Short answer: Run the pid-file script, which is named /var/run/ncftpd.pid.sh (or whatever you specified for the pid-file option in your NcFTPd general.cf file).
Long answer: To shutdown NcFTPd, you send the “main” NcFTPd process a termination signal. NcFTPd has one child process which is responsible for managing all of the subprocesses, so to do a proper shutdown you find the process ID of the main process and “kill –TERM” (or equivalently, “kill –15”) that PID.
To find which process is the “main” NcFTPd process, you have a few options. First, you specify a PID file in the NcFTPd general.cf file, under the pid-file option. When NcFTPd is running, it maintains a list of process IDs in this file. But instead of being just a list of process ID numbers, you’ll notice that it is actually formatted so you can run it as a shell script. Here is a snippet from a sample ncftpd.pid.sh file looks like:
head -5 /var/run/ncftpd.pid.sh
kill -15 856 # main process
kill -9 865 2>/dev/null # logd
kill -9 32096 2>/dev/null # child 1
The script is written so that it sends a termination signal to the main process, and gives it a few seconds to gracefully shutdown the rest of the processes. After 5 seconds, the script forcefully terminates any remaning processes.

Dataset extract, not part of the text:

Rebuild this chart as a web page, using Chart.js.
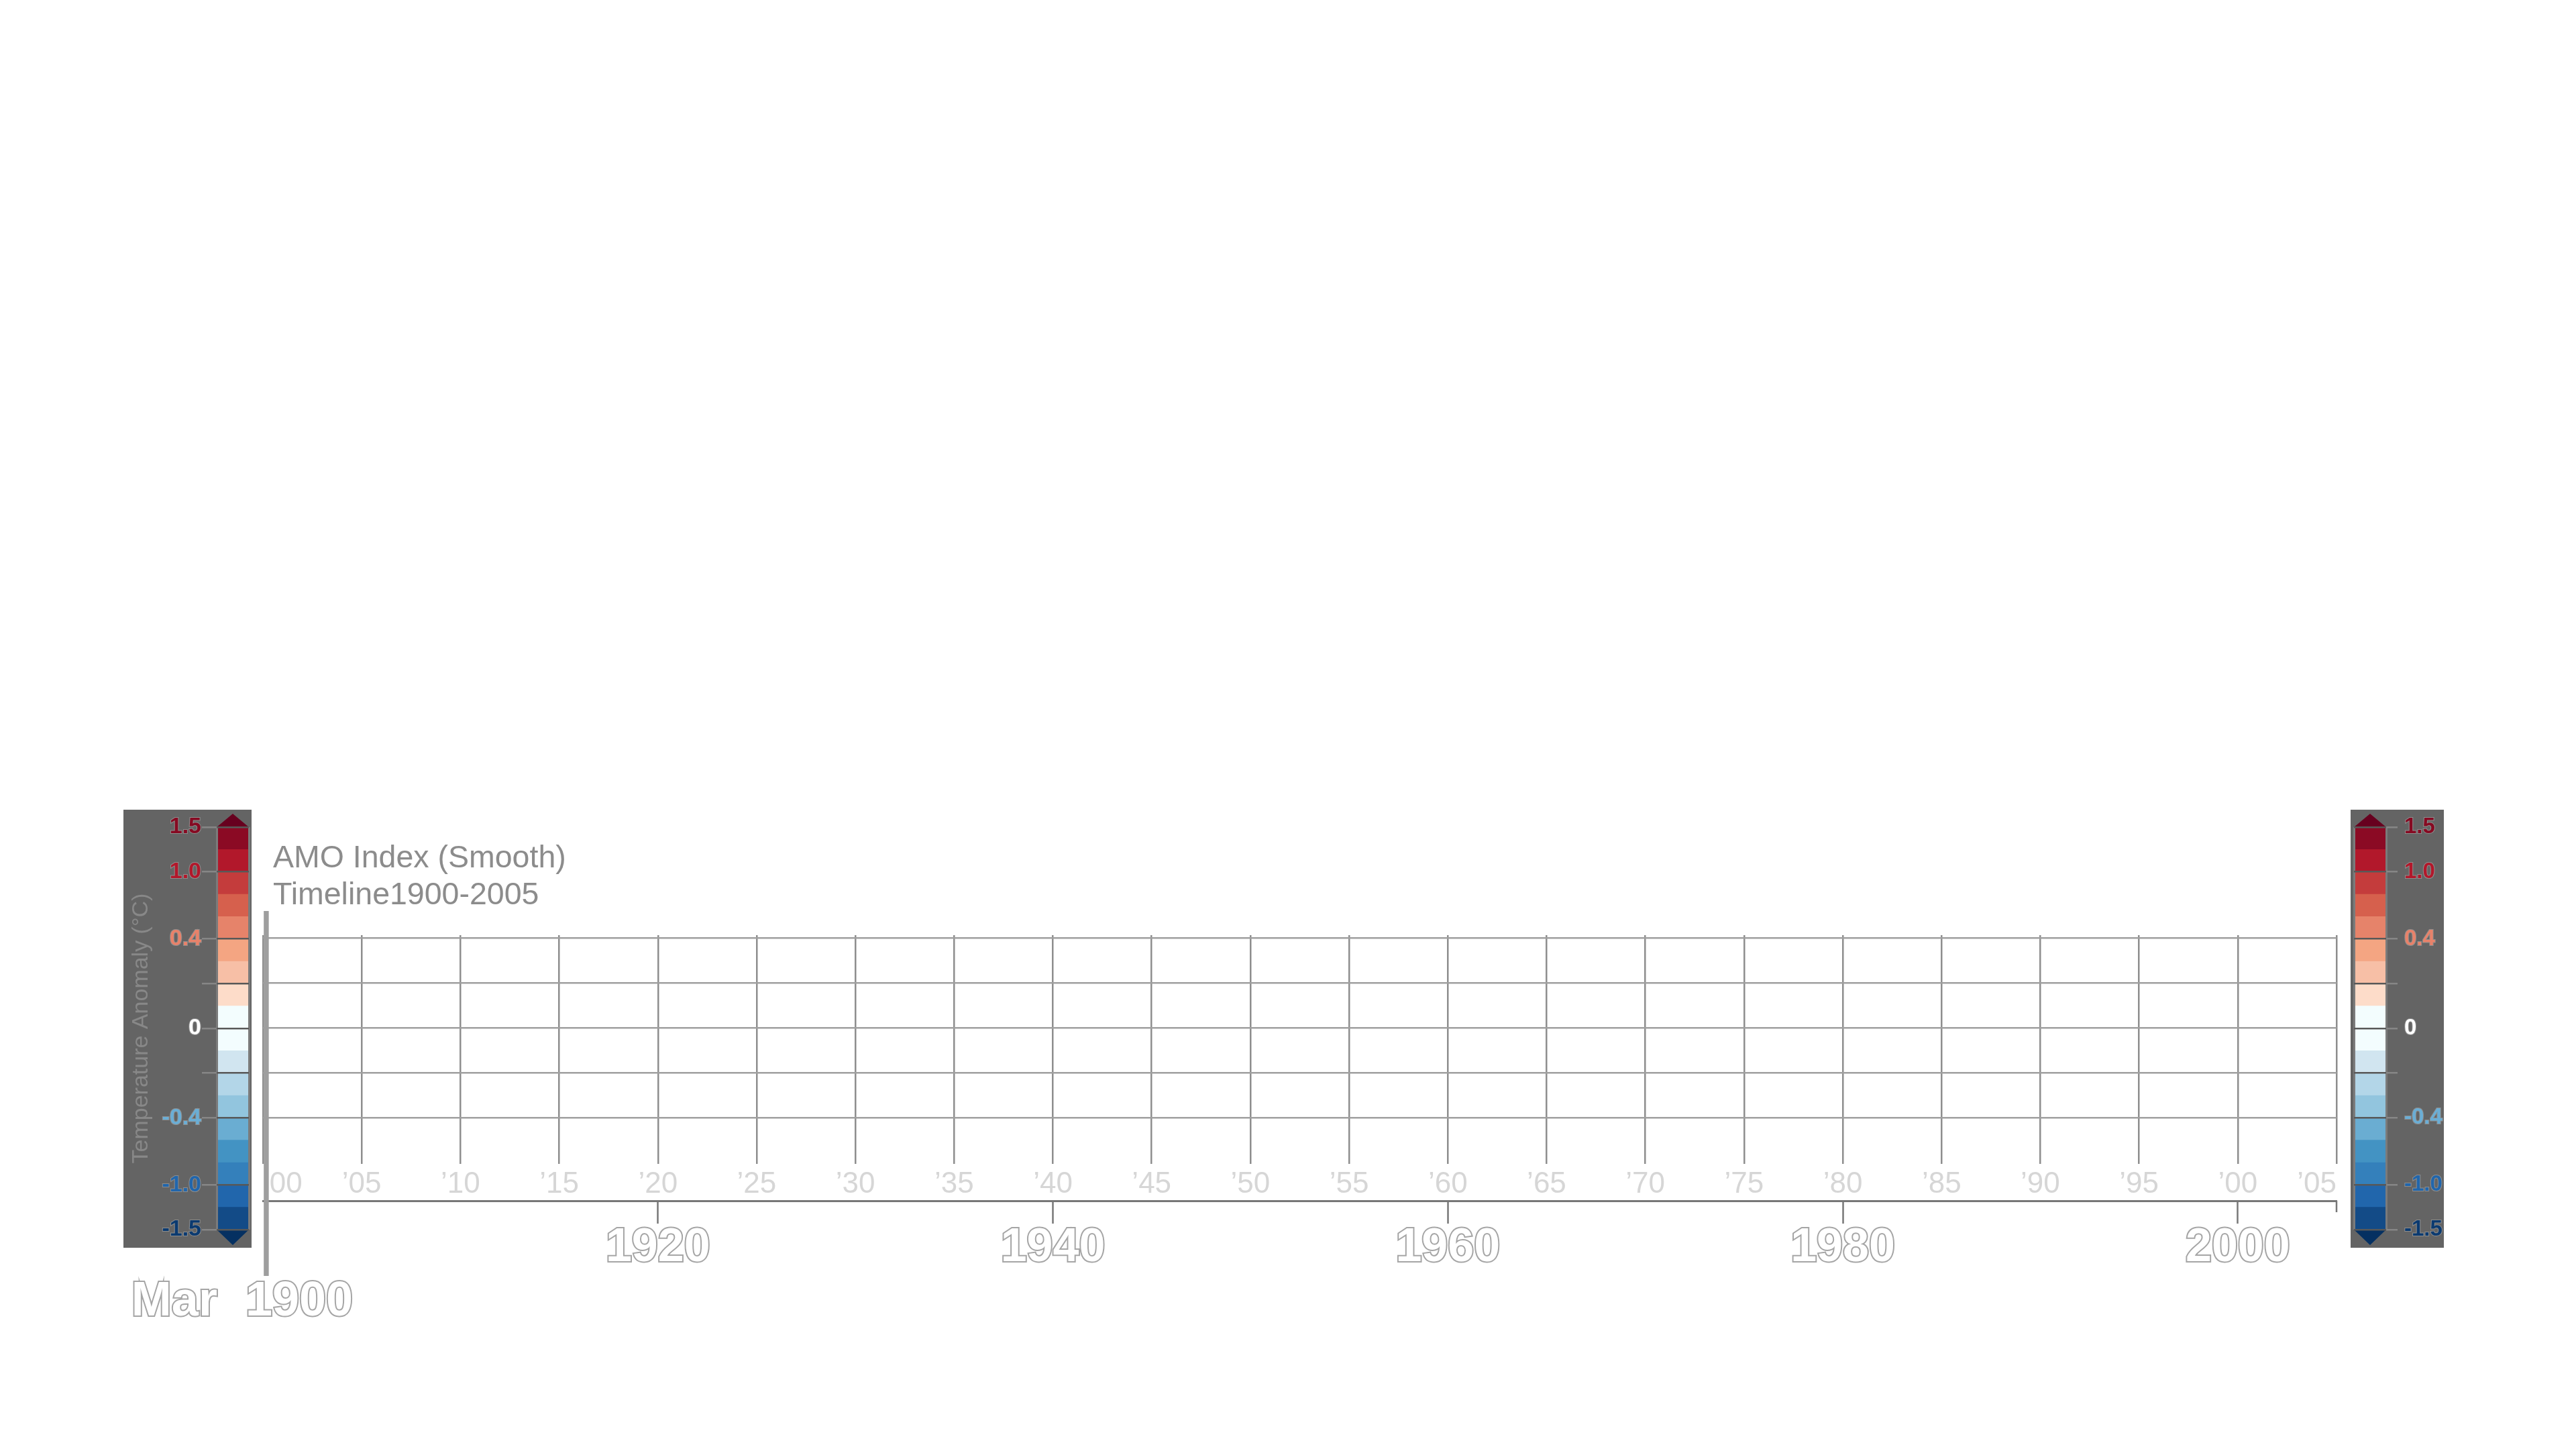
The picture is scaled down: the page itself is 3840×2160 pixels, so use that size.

Another way to determine the main process is to use the ps program to list all of the ncftpd processes. The main process is the parent of all the other ncftpd processes, so use the “PPID” (parent process ID) field of ps to see which PID is the parent process. Example, using the Linux version of ps:
ps alx | sed -n '1,1p;/ncftpd/p'
F UID PID PPID PRI NI VSZ RSS WCHAN STAT TTY TIME COMMAND
100 0 856 1 0 0 1852 1180 nanosl S ? 1:15 ncftpd -v g…
140 0 865 856 1 1 1664 396 pipe_r SN ? 0:00 ncftpd -v g…
140 0 32096 856 0 0 1880 1292 wait_f S ? 0:00 ncftpd -v g…
Here you can see that there are two child processes, whose parent process ID is 856, so you can do a “kill –TERM 856” to shutdown.
Note that you’ll need to use the proper syntax for your platform’s version of ps to get the PPID field to display. On many systems, “ps alx” will work, and on others, you could try “ps –ef”. Consult the manual page for ps for details.
If you followed the installation instructions, then NcFTPd is running from the /etc/inittab. That means to do a restart, all you need to do is terminate all of the processes currently running. Since NcFTPd is specified as “respawn” in the /etc/inittab, the “init” process will immediately start up a new instance when it notices the previous instance exited.
See “How do I shutdown NcFTPd” on how you should properly kill all the currently running processes.
If you are running NcFTPd from the /etc/inittab, then edit that file and comment out (or delete) the line that pertains to NcFTPd. Then shutdown NcFTPd.
If you are not using the /etc/inittab, then if NcFTPd is respawning when you kill it then you may be using the utility program “respawn” that comes with the NcFTPd package in the extra directory. You’ll have to kill the running “respawn” process and then shutdown NcFTPd. You might also want to disable running “respawn” at startup until you’ve finished maintenance.
Currently NcFTPd cannot reload the general.cf, so if you modify it, you need to do a full restart. But you can have it reload the domain.cf, and to do that, you send the main NcFTPd process a hangup signal (SIGHUP) using “kill –HUP” (or kill –1). See the section on how to shutdown NcFTPd for how you can find out which process is the “main” process.